META et Alphabet peuvent compter sur leur revenu publicitaire très générateur de cash et toujours en croissance pour financer leur ambition en matière d’IA. Microsoft finance les centres de données de nouvelle génération grâce aux profits de ses suites logicielles Saas.
N’existant que depuis quelques années, ChatGPT et Anthropic peuvent compter pour l’instant sur l’afflux de capital privé pour financer leur croissance, en attendant de « monétiser » leur service à grande échelle. Anthropic a levé 13 Mds$ en septembre 2025 sur la base d’une valorisation post-levée de 183 Mds$. Dans le cadre de son augmentation de capital de 40 Mds$ annoncée en mars 2025, OpenAI a réalisé une tranche de 8,3 Mds$ en août 2025, la valorisant 300 Mds$.
Au S1-25, selon Lexology, les levées de fonds pour l’IA ont totalisé 116 Mds$.
- Pour le moment, ce sont les entreprises de semi-conducteurs qui encaissent une grande partie de ces investissements
Nvidia indique que les datacenters les plus avancés demandent chacun une puissance électrique d’un GW et valent 50-60Mds$, dont 35 Mds$ reviendrait à Nvidia.
Toutefois, un ensemble d’autres valeurs profitent de cet appétit pour les centres de données. Le Sox Index un indice semi-conducteur de 30 valeurs progresse de +22,9% depuis le début de l’année et +7,3% au mois de septembre en $. Cinq grandes valeurs sont à l’honneur en septembre : Micron +33%, Broadcom +21%, Lam Research +20%, ASML +18%, TSMC +14% dans le sillage de leur performance depuis le début de l’année +89%, +56%, +68%, +28%, +34%. Micron offre des puces de mémoire, composants à moindre valeur ajoutée comparés aux processeurs mais pourtant essentiels aux programmes d’IA qui manipulent énormément de données.

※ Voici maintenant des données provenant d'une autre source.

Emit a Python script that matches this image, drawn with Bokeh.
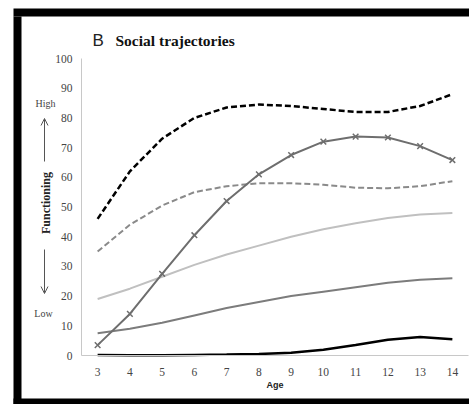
from bokeh.plotting import figure
from bokeh.models import FixedTicker, Label, Arrow, OpenHead, ColumnDataSource, Range1d
from bokeh.embed import file_html
from bokeh.resources import INLINE

ages = [3, 4, 5, 6, 7, 8, 9, 10, 11, 12, 13, 14]
high_dashed = [46, 62, 73, 80, 83.5, 84.5, 84, 83, 82, 82, 84, 88]
rising_x = [3.5, 14, 27.5, 40.5, 52, 61, 67.5, 72, 73.7, 73.4, 70.5, 65.8]
mid_dashed = [35, 44, 50.5, 55, 57, 58, 58, 57.5, 56.5, 56.3, 57, 58.7]
light_solid = [19, 22.5, 26.5, 30.5, 34, 37, 40, 42.5, 44.5, 46.3, 47.5, 48]
grey_solid = [7.5, 9, 11, 13.5, 16, 18, 20, 21.5, 23, 24.5, 25.5, 26]
low_solid = [0.2, 0.1, 0.1, 0.2, 0.3, 0.5, 0.9, 1.9, 3.5, 5.3, 6.2, 5.5]
y_ticks = [0, 10, 20, 30, 40, 50, 60, 70, 80, 90, 100]

W, H = 469, 404
# plotting area spans x 2.5..14.5 and y 0..100; the frame is extended to the
# full canvas so the surrounding decorations can be drawn as well
X0, X1 = -0.0116, 14.531
Y0, Y1 = -16.498, 119.529


def px(x):
    return X0 + x * (X1 - X0) / W


def py(y):
    return Y1 - y * (Y1 - Y0) / H


serif = "Liberation Serif"

p = figure(width=W, height=H, x_range=Range1d(X0, X1), y_range=Range1d(Y0, Y1),
           output_backend="svg", toolbar_location=None,
           min_border=0, min_border_left=0, min_border_right=0,
           min_border_top=0, min_border_bottom=0)
p.outline_line_color = None
p.grid.visible = False
p.background_fill_color = "white"
p.border_fill_color = "white"

for ax in (p.xaxis[0], p.yaxis[0]):
    ax.axis_line_color = "#c8c8c8"
    ax.axis_line_width = 1
    ax.major_tick_out = 0
    ax.major_tick_in = 0
    ax.minor_tick_out = 0
    ax.minor_tick_in = 0
    ax.major_label_text_font = serif
    ax.major_label_text_font_size = "11.5px"
    ax.major_label_text_color = "#444444"

p.xaxis.fixed_location = 0
p.xaxis.bounds = (2.5, 14.5)
p.yaxis.fixed_location = 2.5
p.yaxis.bounds = (0, 100)
p.xaxis.ticker = FixedTicker(ticks=ages)
p.yaxis.ticker = FixedTicker(ticks=y_ticks)
p.yaxis.major_label_standoff = 9
p.xaxis.major_label_standoff = 12
p.xaxis.axis_label = "Age"
p.xaxis.axis_label_text_font = "Liberation Sans"
p.xaxis.axis_label_text_font_style = "bold"
p.xaxis.axis_label_text_font_size = "9px"
p.xaxis.axis_label_text_color = "#222222"
p.xaxis.axis_label_standoff = 1

# black frame bands
p.quad(left=px(13), right=px(W), bottom=py(16), top=py(8), fill_color="black", line_color=None)
p.quad(left=px(13), right=px(21), bottom=py(H), top=py(16), fill_color="black", line_color=None)
p.quad(left=px(13), right=px(W), bottom=py(H), top=py(398), fill_color="black", line_color=None)

src = ColumnDataSource(dict(age=ages, a=high_dashed, b=rising_x, c=mid_dashed,
                            d=light_solid, e=grey_solid, f=low_solid))
p.line("age", "a", source=src, line_color="black", line_width=2.5, line_dash="6 3")
p.line("age", "c", source=src, line_color="#8a8a8a", line_width=2, line_dash="6 3")
p.line("age", "d", source=src, line_color="#c0c0c0", line_width=2)
p.line("age", "e", source=src, line_color="#7c7c7c", line_width=2)
p.line("age", "f", source=src, line_color="black", line_width=2.5)
p.line("age", "b", source=src, line_color="#6e6e6e", line_width=2)
p.scatter("age", "b", source=src, marker="x", size=8, line_color="#6e6e6e", line_width=1.5)

p.add_layout(Label(x=px(92), y=py(39.5), text="B", text_font="Liberation Sans",
                   text_font_size="17px", text_color="#222222", text_baseline="middle"))
p.add_layout(Label(x=px(115), y=py(40), text="Social trajectories", text_font=serif,
                   text_font_style="bold", text_font_size="15.5px", text_color="#111111",
                   text_baseline="middle"))
p.add_layout(Label(x=px(45.5), y=py(202.5), text="Functioning", text_font=serif,
                   text_font_style="bold", text_font_size="12px", text_color="#222222",
                   angle=1.5708, text_align="center", text_baseline="middle"))
p.add_layout(Label(x=px(45), y=py(103), text="High", text_font=serif, text_font_size="10px",
                   text_color="#444444", text_align="center", text_baseline="middle"))
p.add_layout(Label(x=px(43), y=py(313), text="Low", text_font=serif, text_font_size="10px",
                   text_color="#444444", text_align="center", text_baseline="middle"))
p.add_layout(Arrow(end=OpenHead(size=7, line_width=1, line_color="#555555"),
                   x_start=px(44), y_start=py(161), x_end=px(44), y_end=py(118),
                   line_color="#555555", line_width=1))
p.add_layout(Arrow(end=OpenHead(size=7, line_width=1, line_color="#555555"),
                   x_start=px(44), y_start=py(249), x_end=px(44), y_end=py(293),
                   line_color="#555555", line_width=1))

open("out.html", "w").write(file_html(p, INLINE))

Broadcom conçoit des puces réseaux et des puces dédiées à certains programmes dont les GAFAMs sont particulièrement friands pour limiter leur dépendance à Nvidia et répondre à des besoins spécifiques. LAM Research et ASML sont deux équipementiers leaders des usines de fabrication de semi-conducteurs. Enfin TSMC est un fondeur de puces, incontournable à ce jour sur le segment des puces à très haute valeur ajoutée.
Cette dynamique est très caractéristique du capitalisme américain et plus encore de la Silicon Valley : créer les fondations technologiques d’une nouvelle économie puis dans un second temps organiser le modèle d’affaires. L’essai Zero to One de Peter Thiel permet de comprendre un peu mieux cet état d’esprit. Jean-Baptiste Say exprimait déjà une idée voisine au début du XIXe : « l’offre crée sa propre demande ».